▶ [WHAT THE TASK REQUIRES]: Omit pictures and quote the listing below line by line, from its start through the line that holds "import * as".

▶ [GIVEN INFORMATION]:
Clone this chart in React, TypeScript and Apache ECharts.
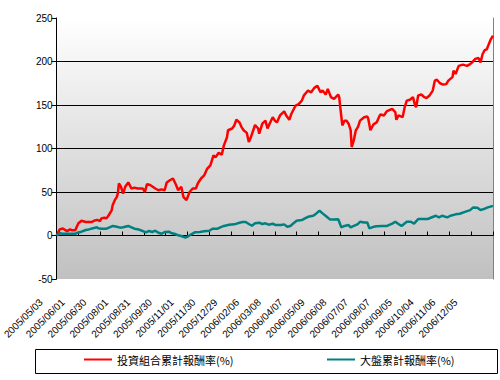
import React, { useEffect, useRef } from "react";
import * as echarts from "echarts";

const tickLabels = [
  "2005/05/03", "2005/06/01", "2005/06/30", "2005/08/01", "2005/08/31",
  "2005/09/30", "2005/11/01", "2005/11/30", "2005/12/29", "2006/02/06",
  "2006/03/08", "2006/04/07", "2006/05/09", "2006/06/08", "2006/07/07",
  "2006/08/07", "2006/09/05", "2006/10/04", "2006/11/06", "2006/12/05",
];
const daysPerTick = 21;
const totalDays = 420;

const seriesNames = ["投資組合累計報酬率(%)", "大盤累計報酬率(%)"];

// trading-day index and cumulative return (%)
const portfolioDays = [
  0, 3, 6, 10, 13, 15, 18, 19, 21, 24, 28, 34, 36, 39, 42, 43, 46, 48, 50, 53,
  54, 56, 58, 59, 60, 62, 64, 66, 69, 72, 75, 78, 83, 85, 87, 90, 95, 98, 101, 104,
  106, 109, 112, 115, 117, 120, 122, 125, 128, 131, 134, 136, 139, 142, 145, 148, 151, 153, 156, 159,
  161, 164, 165, 169, 171, 173, 176, 178, 180, 183, 185, 187, 191, 194, 195, 198, 201, 203, 205, 208,
  210, 212, 215, 219, 221, 224, 226, 230, 233, 236, 238, 242, 245, 248, 251, 254, 256, 259, 261, 264,
  267, 271, 272, 273, 275, 277, 279, 281, 283, 284, 286, 288, 290, 292, 296, 299, 300, 302, 305, 308,
  311, 312, 315, 318, 323, 326, 327, 329, 333, 335, 337, 340, 343, 345, 346, 348, 351, 354, 356, 359,
  362, 364, 366, 369, 372, 375, 377, 381, 382, 384, 387, 391, 395, 398, 400, 403, 406, 408, 410, 412,
  414, 416, 418, 420,
];
const portfolioReturns = [
  0, 7, 8, 5, 7, 6, 6, 9, 14, 17, 15.5, 15.5, 17, 18, 16.6, 19.7, 20.4, 19.7, 23, 29,
  35, 40.6, 44.4, 49, 60, 56, 48, 56, 61, 54, 55, 54, 54, 50, 59, 58, 54, 52, 53, 52,
  61, 63.5, 65.5, 58, 52, 56, 44.4, 40.6, 50, 54, 54, 60, 65.5, 69, 77, 80.7, 92, 90, 95, 93,
  103.6, 113, 121, 123, 126.5, 133, 130, 124.6, 121, 118, 107.4, 113, 127, 123, 117, 128.5, 132, 123, 128.5, 136,
  132, 130, 138, 142.6, 138, 133, 140, 149.4, 151, 155, 161, 166.6, 164.6, 169.7, 172, 164.6, 166.6, 162, 168.5, 159,
  157, 162, 159, 147.5, 126.5, 132, 132, 128.5, 121, 101.7, 109.4, 121, 124.6, 132, 136, 136.8, 134, 121, 127.7, 130,
  138, 139, 138, 143, 145.6, 141.8, 133, 138, 136, 147.5, 155, 156, 159, 149.4, 147.5, 161, 162, 159, 158, 161,
  166.6, 178, 179, 175, 173.5, 174, 178, 182, 189.5, 185.7, 195, 196.4, 195, 197, 199, 203, 204, 199, 208.6, 213,
  214, 220, 225.8, 229.6,
];

const marketDays = [
  0, 3, 6, 18, 20, 24, 28, 31, 36, 39, 40, 43, 48, 51, 54, 58, 61, 64, 69, 72,
  75, 79, 81, 86, 89, 92, 95, 98, 101, 104, 108, 111, 114, 117, 120, 124, 127, 130, 133, 138,
  142, 147, 150, 155, 157, 161, 166, 171, 176, 179, 182, 185, 188, 191, 195, 198, 201, 204, 208, 211,
  216, 219, 222, 225, 228, 231, 236, 239, 242, 247, 250, 253, 256, 260, 263, 267, 271, 272, 274, 277,
  281, 283, 286, 290, 292, 296, 299, 301, 305, 308, 313, 318, 323, 326, 329, 332, 337, 341, 344, 348,
  352, 357, 360, 365, 368, 371, 376, 379, 384, 388, 393, 398, 401, 405, 408, 411, 415, 420,
];
const marketReturns = [
  0, 2.5, 2, 2, 3.2, 4.4, 6.3, 7, 8.6, 9.4, 8.2, 7.8, 7.8, 9.4, 11, 10, 9, 9.4, 11, 9.4,
  7.8, 7, 6, 3.6, 5.2, 4, 5.5, 3.2, 2, 4, 4.4, 2.5, 1.7, 0.2, -0.6, -2.5, -0.6, 1.7, 3.6, 4,
  4.8, 5.5, 7.8, 7.8, 9, 11, 12.4, 12.8, 14.7, 15.5, 15.5, 13.2, 11.2, 14, 14.7, 13.2, 14, 12.4, 13.5, 12,
  12, 12.8, 10, 11, 14, 17, 17.7, 19.7, 21.5, 22.7, 25.4, 28.4, 25.4, 21.5, 18.5, 18.5, 18.8, 15.8, 9.4, 11,
  12, 9.4, 11, 13.2, 15.8, 15, 15, 8.2, 10, 10.6, 11, 11, 13.6, 15.8, 13.2, 11, 15.8, 15.8, 13.6, 18.9,
  18.9, 18.9, 20.4, 22.7, 20.8, 22.7, 20.8, 22.7, 24.3, 25, 27.2, 29.2, 32.3, 32, 29.2, 30.4, 32.3, 34.1,
];

const seriesColors = ["#ff0000", "#008080"];

export default function App() {
  const ref = useRef<HTMLDivElement>(null);

  useEffect(() => {
    if (!ref.current) return;
    const chart = echarts.init(ref.current, null, { renderer: "svg" });
    const font = "'Liberation Sans', Arial, sans-serif";
    const cjkFont = "'Noto Sans CJK TC', 'Noto Sans CJK SC', sans-serif";

    const portfolioData = portfolioDays.map((d, i) => [d, portfolioReturns[i]]);
    const marketData = marketDays.map((d, i) => [d, marketReturns[i]]);

    chart.setOption({
      animation: false,
      backgroundColor: "#ffffff",
      grid: {
        left: 48,
        right: 7,
        top: 18,
        bottom: 101,
        show: true,
        borderWidth: 0,
        backgroundColor: new echarts.graphic.LinearGradient(0, 0, 0, 1, [
          { offset: 0, color: "#ffffff" },
          { offset: 1, color: "#c0c0c0" },
        ]),
      },
      legend: [
        {
          data: [seriesNames[0]],
          left: 84,
          top: 354,
          padding: 0,
          icon: "rect",
          itemWidth: 28,
          itemHeight: 2,
          textStyle: { fontFamily: cjkFont, fontSize: 11, color: "#000" },
        },
        {
          data: [seriesNames[1]],
          left: 327,
          top: 354,
          padding: 0,
          icon: "rect",
          itemWidth: 28,
          itemHeight: 2,
          textStyle: { fontFamily: cjkFont, fontSize: 11, color: "#000" },
        },
      ],
      graphic: [
        {
          type: "rect",
          shape: { x: 35.5, y: 349.5, width: 462, height: 24 },
          style: { fill: "transparent", stroke: "#000", lineWidth: 1 },
          z: 0,
        },
      ],
      xAxis: [
        {
          type: "value",
          min: 0,
          max: totalDays,
          interval: daysPerTick,
          axisLine: { onZero: true, lineStyle: { color: "#000", width: 1 } },
          axisTick: { show: true, inside: true, length: 4, lineStyle: { color: "#000" } },
          axisLabel: { show: false },
          splitLine: { show: false },
        },
        {
          type: "value",
          position: "bottom",
          min: 0,
          max: totalDays,
          interval: daysPerTick,
          axisLine: { show: false, onZero: false },
          axisTick: { show: false },
          splitLine: { show: false },
          axisLabel: {
            show: true,
            rotate: 45,
            margin: 6,
            padding: [0, 22, 0, 0],
            fontFamily: font,
            fontSize: 10,
            color: "#000",
            showMinLabel: true,
            showMaxLabel: true,
            formatter: (v: number) => {
              const i = Math.round(v / daysPerTick);
              return tickLabels[i] ?? "";
            },
          },
        },
      ],
      yAxis: [
        {
          type: "value",
          min: -50,
          max: 250,
          interval: 50,
          axisLine: { show: true, lineStyle: { color: "#000", width: 1 } },
          axisTick: { show: true, inside: false, length: 5, lineStyle: { color: "#000" } },
          axisLabel: { fontFamily: font, fontSize: 10, color: "#000", margin: 4 },
          splitLine: {
            show: true,
            showMinLine: false,
            showMaxLine: false,
            lineStyle: { color: "#000", width: 1 },
          },
        },
        {
          type: "value",
          position: "right",
          min: -50,
          max: 250,
          interval: 50,
          axisLine: { show: true, onZero: false, lineStyle: { color: "#808080", width: 1 } },
          axisTick: { show: false },
          axisLabel: { show: false },
          splitLine: { show: false },
        },
      ],
      series: [
        {
          name: seriesNames[0],
          type: "line",
          data: portfolioData,
          showSymbol: false,
          symbol: "none",
          color: seriesColors[0],
          lineStyle: { color: seriesColors[0], width: 2.5 },
          xAxisIndex: 0,
          yAxisIndex: 0,
        },
        {
          name: seriesNames[1],
          type: "line",
          data: marketData,
          showSymbol: false,
          symbol: "none",
          color: seriesColors[1],
          lineStyle: { color: seriesColors[1], width: 2.5 },
          xAxisIndex: 0,
          yAxisIndex: 0,
        },
      ],
    });

    return () => chart.dispose();
  }, []);

  return (
    <div
      ref={ref}
      style={{ position: "fixed", left: 0, top: 0, width: 500, height: 380 }}
    />
  );
}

▶ [THE OUTPUT]:
Clone this chart in React, TypeScript and Apache ECharts.
import React, { useEffect, useRef } from "react";
import * as echarts from "echarts";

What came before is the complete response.